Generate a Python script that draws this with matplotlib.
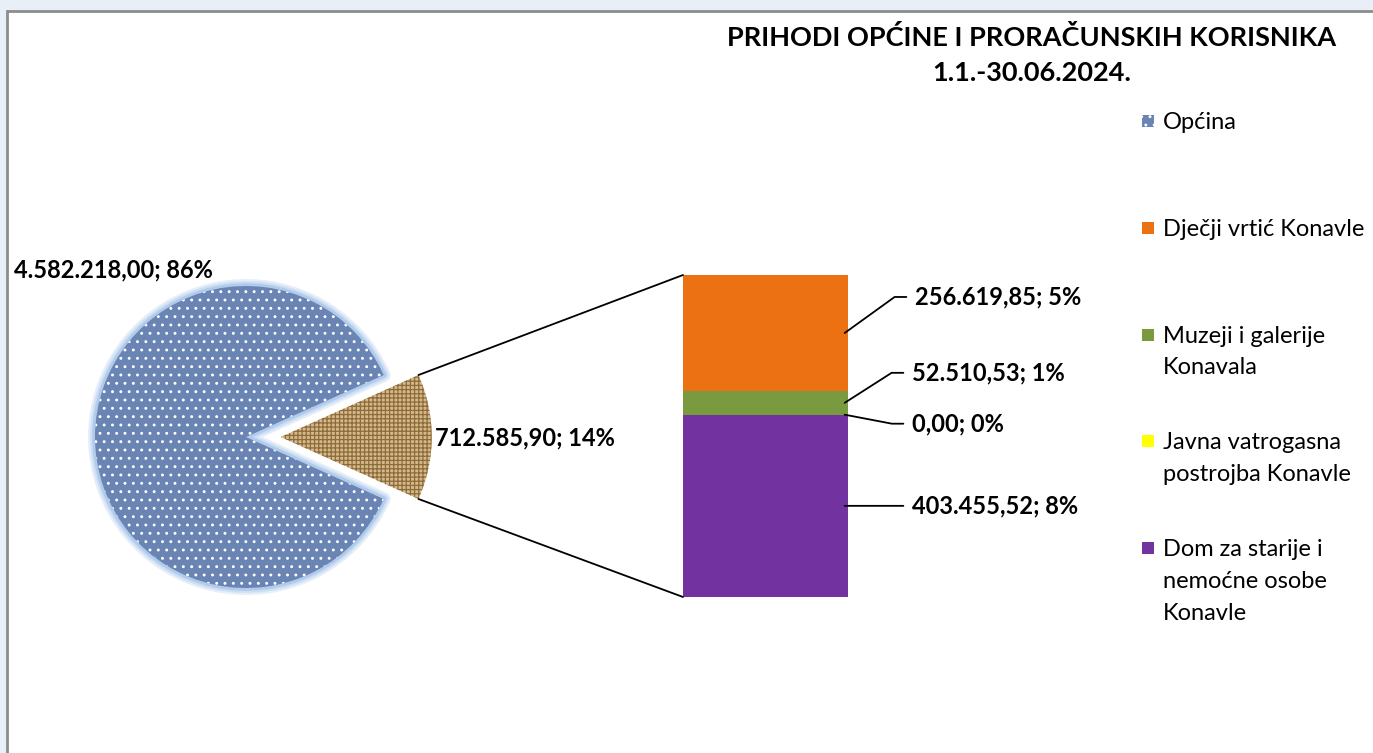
import numpy as np
import matplotlib.pyplot as plt
from matplotlib.patches import Rectangle, Wedge, ConnectionPatch

plt.rcParams['font.family'] = ['Lato', 'DejaVu Sans']
plt.rcParams['hatch.linewidth'] = 0.9

title = 'PRIHODI OPĆINE I PRORAČUNSKIH KORISNIKA\n1.1.-30.06.2024.'

# pie: Općina vs. proračunski korisnici (ukupno)
pie_names = ['Općina', 'Proračunski korisnici']
pie_values = [4582218.00, 712585.90]
pie_pct = [86, 14]

# bar of pie, top to bottom as in the legend
bar_names = ['Dječji vrtić Konavle',
             'Muzeji i galerije\nKonavala',
             'Javna vatrogasna\npostrojba Konavle',
             'Dom za starije i\nnemoćne osobe\nKonavle']
bar_values = [256619.85, 52510.53, 0.00, 403455.52]
bar_pct = [5, 1, 0, 8]
bar_colors = ['#EC7112', '#799A3E', '#FFFF00', '#7232A0']


def hr(v):
    s = f'{v:,.2f}'
    return s.replace(',', 'X').replace('.', ',').replace('X', '.')


W, H = 1373, 753
fig = plt.figure(figsize=(W / 100, H / 100), dpi=100)
fig.patch.set_facecolor('#E9EFF7')
fig.add_artist(Rectangle((7 / W, -0.05), 1.0, 1.05 - 11 / H, transform=fig.transFigure,
                         facecolor='white', edgecolor='#8c8c8c', lw=2, zorder=0))

#================= pie ==================
R = 151.0
ax1 = fig.add_axes([(246 - 200) / W, (H - 437 - 200) / H, 400 / W, 400 / H])
start = 360 * pie_values[1] / sum(pie_values) / 2
wedges, _ = ax1.pie(pie_values, startangle=start, explode=[0, 0.23], radius=1,
                    wedgeprops=dict(lw=0))
lim = 200 / R
ax1.set_xlim(-lim, lim)
ax1.set_ylim(-lim, lim)
ax1.set_aspect('equal')
ax1.axis('off')

m = wedges[0]
for lw, c in [(10, '#e6eef9'), (7, '#cfdff3'), (4, '#b0cbec')]:
    ax1.add_patch(Wedge(m.center, m.r, m.theta1, m.theta2, facecolor='none',
                        edgecolor=c, lw=lw, joinstyle='round', zorder=0))
m.set_facecolor('#6a85b3')
m.set_edgecolor('white')
m.set_hatch('..')
m.set_linewidth(0)

s = wedges[1]
s.set_facecolor('#d5b987')
s.set_edgecolor('#8d6b3e')
s.set_hatch('++++')
s.set_linewidth(0)

lab_kw = dict(fontsize=17, fontweight='bold', va='center', ha='left')
ax1.text(-1.536, 1.106, f'{hr(pie_values[0])}; {pie_pct[0]}%', **lab_kw)
ax1.text(1.252, -0.007, f'{hr(pie_values[1])}; {pie_pct[1]}%', **lab_kw)

#================= bar ==================
ax2 = fig.add_axes([683 / W, (H - 597) / H, 165 / W, 322 / H])
total = sum(bar_values)
bottom = 0.0
centers = {}
for name, val, col in reversed(list(zip(bar_names, bar_values, bar_colors))):
    ax2.bar(0, val, 1.0, bottom=bottom, color=col, lw=0)
    centers[name] = bottom + val / 2
    bottom += val
ax2.set_xlim(-0.5, 0.5)
ax2.set_ylim(0, total)
ax2.axis('off')

# connector lines
cx, cy = s.center
for ang, yb in [(s.theta2, total), (s.theta1, 0)]:
    xp = cx + s.r * np.cos(np.radians(ang))
    yp = cy + s.r * np.sin(np.radians(ang))
    fig.add_artist(ConnectionPatch(xyA=(-0.5, yb), coordsA=ax2.transData,
                                   xyB=(xp, yp), coordsB=ax1.transData,
                                   color='black', lw=1.3))

# bar labels with leader lines
offsets = [(70, 36), (67, 30), (67, -9), (67, 0)]
for name, val, pct, (dx, dy) in zip(bar_names, bar_values, bar_pct, offsets):
    if dy == 0:
        cs = 'arc3'
    else:
        cs = 'angle,angleA=0,angleB=%.1f,rad=0' % np.degrees(np.arctan2(dy, dx - 20))
    ax2.annotate(f'{hr(val)}; {pct}%', xy=(0.48, centers[name]),
                 xytext=(dx, dy), textcoords='offset pixels',
                 arrowprops=dict(arrowstyle='-', color='black', lw=1.3,
                                 relpos=(0, 0.5), shrinkA=4, shrinkB=0,
                                 connectionstyle=cs),
                 annotation_clip=False, **lab_kw)

#================= title & legend ==================
fig.text(1032 / W, 1 - 55 / H, title, ha='center', va='center', fontsize=19.5,
         fontweight='bold', linespacing=1.55)

leg_names = [pie_names[0]] + bar_names
leg_face = ['#6a85b3'] + bar_colors
for i, name in enumerate(leg_names):
    yc = 121 + i * 106.8
    fig.text(1163 / W, 1 - (yc - 9) / H, name, ha='left', va='top',
             fontsize=17, linespacing=1.63)
    sq = Rectangle((1142 / W, 1 - (yc + 6) / H), 12 / W, 12 / H,
                   transform=fig.transFigure, facecolor=leg_face[i], lw=0)
    if i == 0:
        sq.set_edgecolor('white')
        sq.set_hatch('..')
    fig.add_artist(sq)

fig.savefig('out.png', dpi=100, facecolor=fig.get_facecolor())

*-*-*

GOAL
Reproduce exactly the run of lines that opens the listing and closes with the line holding "ax1.axis('off')". Pictures are excluded.

EXERCISE RESULT
Generate a Python script that draws this with matplotlib.
import numpy as np
import matplotlib.pyplot as plt
from matplotlib.patches import Rectangle, Wedge, ConnectionPatch

plt.rcParams['font.family'] = ['Lato', 'DejaVu Sans']
plt.rcParams['hatch.linewidth'] = 0.9

title = 'PRIHODI OPĆINE I PRORAČUNSKIH KORISNIKA\n1.1.-30.06.2024.'

# pie: Općina vs. proračunski korisnici (ukupno)
pie_names = ['Općina', 'Proračunski korisnici']
pie_values = [4582218.00, 712585.90]
pie_pct = [86, 14]

# bar of pie, top to bottom as in the legend
bar_names = ['Dječji vrtić Konavle',
             'Muzeji i galerije\nKonavala',
             'Javna vatrogasna\npostrojba Konavle',
             'Dom za starije i\nnemoćne osobe\nKonavle']
bar_values = [256619.85, 52510.53, 0.00, 403455.52]
bar_pct = [5, 1, 0, 8]
bar_colors = ['#EC7112', '#799A3E', '#FFFF00', '#7232A0']


def hr(v):
    s = f'{v:,.2f}'
    return s.replace(',', 'X').replace('.', ',').replace('X', '.')


W, H = 1373, 753
fig = plt.figure(figsize=(W / 100, H / 100), dpi=100)
fig.patch.set_facecolor('#E9EFF7')
fig.add_artist(Rectangle((7 / W, -0.05), 1.0, 1.05 - 11 / H, transform=fig.transFigure,
                         facecolor='white', edgecolor='#8c8c8c', lw=2, zorder=0))

#================= pie ==================
R = 151.0
ax1 = fig.add_axes([(246 - 200) / W, (H - 437 - 200) / H, 400 / W, 400 / H])
start = 360 * pie_values[1] / sum(pie_values) / 2
wedges, _ = ax1.pie(pie_values, startangle=start, explode=[0, 0.23], radius=1,
                    wedgeprops=dict(lw=0))
lim = 200 / R
ax1.set_xlim(-lim, lim)
ax1.set_ylim(-lim, lim)
ax1.set_aspect('equal')
ax1.axis('off')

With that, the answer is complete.